En 1966, David Bowie a 19 ans, quand il écoute pour la première fois « The Velvet Underground & Nico », le premier disque du Velvet Underground, qui paraîtra en 1967. Pour le chanteur au seuil de sa carrière (son premier album, « David Bowie », paraîtra lui aussi en 1967), c’est comme une apparition.
En 2003, Bowie publiait dans “New York Magazine” un superbe exercice d’admiration pour célébrer le premier disque fondateur et matriciel du Velvet Underground. « Vers la fin de l’année 1966, mon manager d’alors, Ken Pitt, revenait des Etats-Unis avec deux disques qu’on lui avait donnés à New-York, écrit Bowie. Comme ils n’étaient pas particulièrement sa tasse de thé, il me les donna pour voir ce que j’en ferai. » Le premier est un disque des Fugs, le second, un pressage test, avec la signature d’Andy Warhol griffonné dessus. C’est « The Velvet Underground & Nico ».
« Tout ce que j’éprouvais sans le savoir pour le rock se révélait à moi sur un disque encore inédit, écrit Bowie. Le premier morceau glissait d’une manière assez inoffensive sans rien laisser présager de la suite. » Mais le deuxième titre, « I’m Waiting For The Man » foudroie Bowie comme une épiphanie. En écoutant cette guitare et cette basse « palpitantes et sarcastiques », il conçoit « la pierre angulaire de (s)on ambition » : « Cette musique était sauvagement indifférente à mes sentiments.
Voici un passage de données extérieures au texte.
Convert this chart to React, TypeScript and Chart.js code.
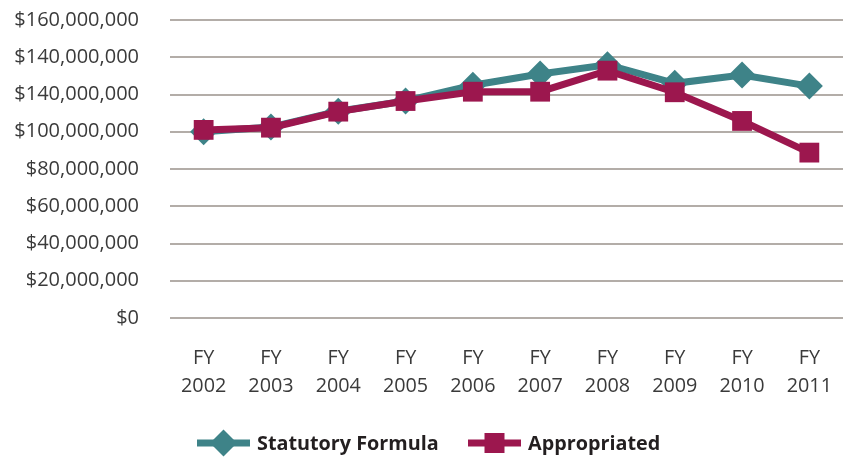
import React, { useEffect, useRef } from "react";
import { Chart, registerables } from "chart.js";

Chart.register(...registerables);

const categories: string[][] = [
  ["FY", "2002"], ["FY", "2003"], ["FY", "2004"], ["FY", "2005"], ["FY", "2006"],
  ["FY", "2007"], ["FY", "2008"], ["FY", "2009"], ["FY", "2010"], ["FY", "2011"],
];
const statutoryFormula: number[] = [100000000, 102500000, 111000000, 116500000, 125000000, 131000000, 136000000, 126000000, 130500000, 124500000];
const appropriated: number[] = [101000000, 102200000, 110800000, 116500000, 121500000, 121500000, 132800000, 121200000, 105800000, 88800000];
const yTickLabels: string[] = ["$0", "$20,000,000", "$40,000,000", "$60,000,000", "$80,000,000", "$100,000,000", "$140,000,000", "$140,000,000", "$160,000,000"];
const seriesNames: string[] = ["Statutory Formula", "Appropriated"];

const TEAL = "#3E8388";
const CRIMSON = "#9C174E";
const FONT = "'Open Sans', 'Noto Sans', sans-serif";

const legendPlugin = {
  id: "customLegend",
  afterDraw(chart: any) {
    const ctx = chart.ctx as CanvasRenderingContext2D;
    const y = 443;
    ctx.save();
    ctx.font = `bold 19.8px ${FONT}`;
    ctx.textBaseline = "middle";
    const items = [
      { x: 197, color: TEAL, style: "diamond", label: seriesNames[0] },
      { x: 468, color: CRIMSON, style: "square", label: seriesNames[1] },
    ];
    for (const it of items) {
      ctx.strokeStyle = it.color;
      ctx.lineWidth = 7;
      ctx.beginPath();
      ctx.moveTo(it.x, y);
      ctx.lineTo(it.x + 53, y);
      ctx.stroke();
      const cx = it.x + 26.5;
      ctx.fillStyle = it.color;
      ctx.beginPath();
      if (it.style === "diamond") {
        ctx.moveTo(cx, y - 13.5);
        ctx.lineTo(cx + 13.5, y);
        ctx.lineTo(cx, y + 13.5);
        ctx.lineTo(cx - 13.5, y);
        ctx.closePath();
      } else {
        ctx.rect(cx - 10, y - 10, 20, 20);
      }
      ctx.fill();
      ctx.fillStyle = "#231F20";
      ctx.fillText(it.label, it.x + 60, y + 1);
    }
    ctx.restore();
  },
};

export default function App() {
  const ref = useRef<HTMLCanvasElement | null>(null);
  useEffect(() => {
    if (!ref.current) return;
    const chart = new Chart(ref.current, {
      type: "line",
      data: {
        labels: categories,
        datasets: [
          {
            label: seriesNames[1],
            data: appropriated,
            borderColor: CRIMSON,
            backgroundColor: CRIMSON,
            borderWidth: 7,
            pointStyle: "rect",
            pointRadius: 14,
            pointBorderWidth: 0,
            tension: 0,
            order: 0,
          },
          {
            label: seriesNames[0],
            data: statutoryFormula,
            borderColor: TEAL,
            backgroundColor: TEAL,
            borderWidth: 7,
            pointStyle: "rectRot",
            pointRadius: 13.5,
            pointBorderWidth: 0,
            tension: 0,
            order: 1,
          },
        ],
      },
      options: {
        animation: false,
        responsive: false,
        maintainAspectRatio: false,
        devicePixelRatio: 1,
        layout: { autoPadding: false, padding: { top: 20, right: 0, left: 0, bottom: 50 } },
        plugins: { legend: { display: false }, tooltip: { enabled: false } },
        scales: {
          x: {
            offset: true,
            grid: { display: false, drawTicks: true, tickLength: 26, tickColor: "transparent" },
            border: { display: false },
            ticks: {
              padding: 0,
              color: "#3A3A3A",
              font: { family: FONT, size: 19.8, lineHeight: 1.42 },
              maxRotation: 0,
              autoSkip: false,
            },
            afterFit(scale: any) {
              scale.height = 89;
            },
          },
          y: {
            min: 0,
            max: 160000000,
            grid: { color: "#B3ADA8", lineWidth: 2, drawTicks: true, tickLength: 31, tickColor: "transparent" },
            border: { display: false },
            ticks: {
              stepSize: 20000000,
              padding: 0,
              color: "#3A3A3A",
              font: { family: FONT, size: 20 },
              callback: (_v: any, i: number) => yTickLabels[i],
            },
            afterFit(scale: any) {
              scale.width = 170;
            },
          },
        },
      },
      plugins: [legendPlugin],
    });
    return () => chart.destroy();
  }, []);
  return (
    <div style={{ position: "fixed", left: 0, top: 0, width: 843, height: 457, background: "#fff" }}>
      <canvas ref={ref} width={843} height={457} style={{ display: "block", width: 843, height: 457 }} />
    </div>
  );
}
Elle se moquait de savoir si je l’aimais ou pas. Elle n’en avait rien à foutre. Elle était entièrement préoccupée par un monde ignoré de mes yeux de banlieusard », écrit le Britannique qui a grandi à Bromley, dans la banlieue de Londres.
« Les chansons tortillaient leurs tentacules »
Il y a donc pour le chanteur, un avant et un après le Velvet Underground de Lou Reed. « Bouleversement de toute ma personne », comme dit Proust. « Manifestement, la rigolade, c’était fini », écrit Bowie. « Ce que j’étais en train d’écouter atteignait un degré de cool dont je ne pouvais concevoir qu’il fût humainement viable. Un ravissement. L’une après l’autre, les chansons tortillaient et faufilaient leurs tentacules autour de mon esprit. Maléfique et sexuel, le violon de ‘Venus in Furs’, telle une musique de revival païenne préchrétienne. La voix de Nico, distante, glaciale, genre ‘baise-moi si tu veux, je m’en fous complètement’ sur ‘Femme fatale.' » A la fin du disque, au moment où s’achève « European Son », Bowie note :
« J’étais si excité que je ne pouvais plus bouger. Il était tard dans la soirée, et je n’avais personne à appeler pour m’épancher, alors j’ai écouté le disque encore et encore et encore. »
Au mois de décembre, Bowie reprend « I’m Waiting For The man », en rappel de ses derniers concerts avec son groupe Buzz. « C’était la première, écrit-il, qu’une chanson du Velvet était reprise par quelqu’un, quelque part dans le monde. Quelle chance. »
En 1972, David Bowie produit « Transformer » de Lou Reed, avec le tube « Walk on the Wild Side ». En 2003, l’année où il écrit ce fervent article dans « New York Magazine », il retrouve Lou Reed pour enregistrer une exquise et bouffonne miniature d’une minute quarante secondes : la chanson « Hop Frog », hommage à Edgar Allan Poe. Hop Frog, un nain boiteux avide de vengeance. A la mort de Lou Reed en 2013, Bowie salue la disparition d’un « maître ».